We humans have been blessed, incredibly blessed. We are unique, immortal and infinite. We can do anything. We are also innately trusting and loving and these beautiful aspects of our nature are the very means by which we have been persuaded to forget who and what we truly are. Because we care, the Darkness which despises that has taken advantage and subsumed our conscious minds. This has enabled it to accentuate the importance of intellect (conscious mind), diminish the roles of intuition, imagination and emotions and thereby separate us from our natural connections to the Great Unconscious.

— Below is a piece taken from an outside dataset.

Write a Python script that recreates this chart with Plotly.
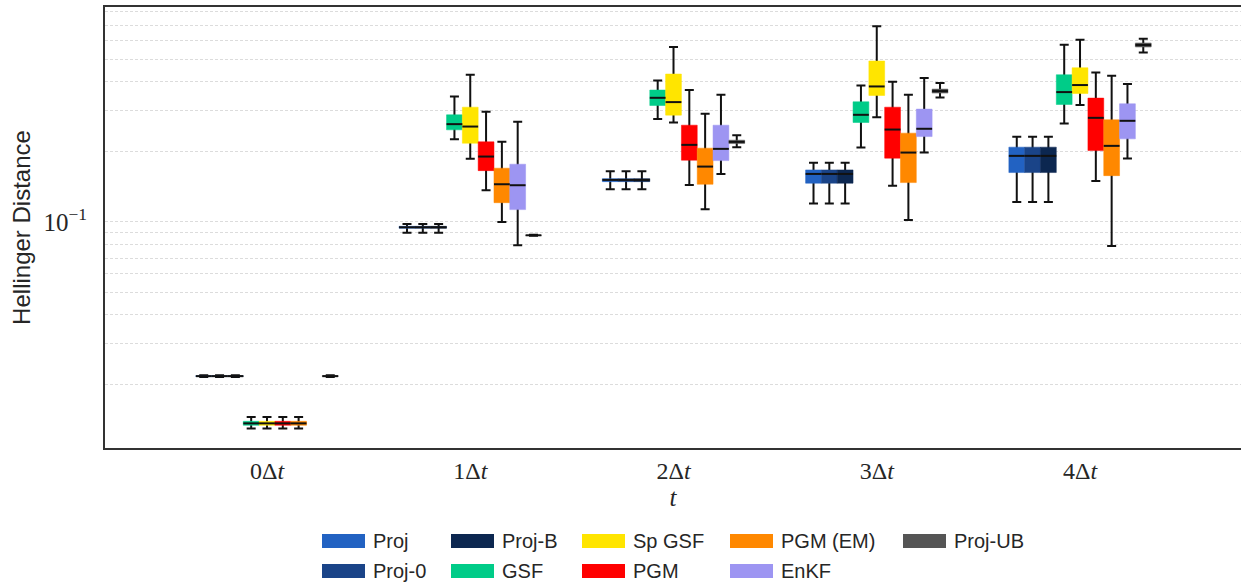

Throughout time the Great Unconscious has injected refined for the moment souls equipped to communicate the true nature of reality to that and succeeding epochs. Cautious not to shine their light too noticeably in this conquered realm of Darkness they have resorted to numerous means to efficiently broadcast the messages they have been charged with. Misunderstood, many have been reviled, ridiculed and often disposed of. Yet they keep coming and humankind is gradually waking up. Some of these heralds are acknowledged in my book; they include Plato, Galileo, Francis Bacon and Leonardo da Vinci. There are a few surprises too, but I’ll leave that for the reader to discover.
My hope is that “In These Signs Conquer” will inspire everyone to, as Jonathan Swift said, see the invisible, in everything.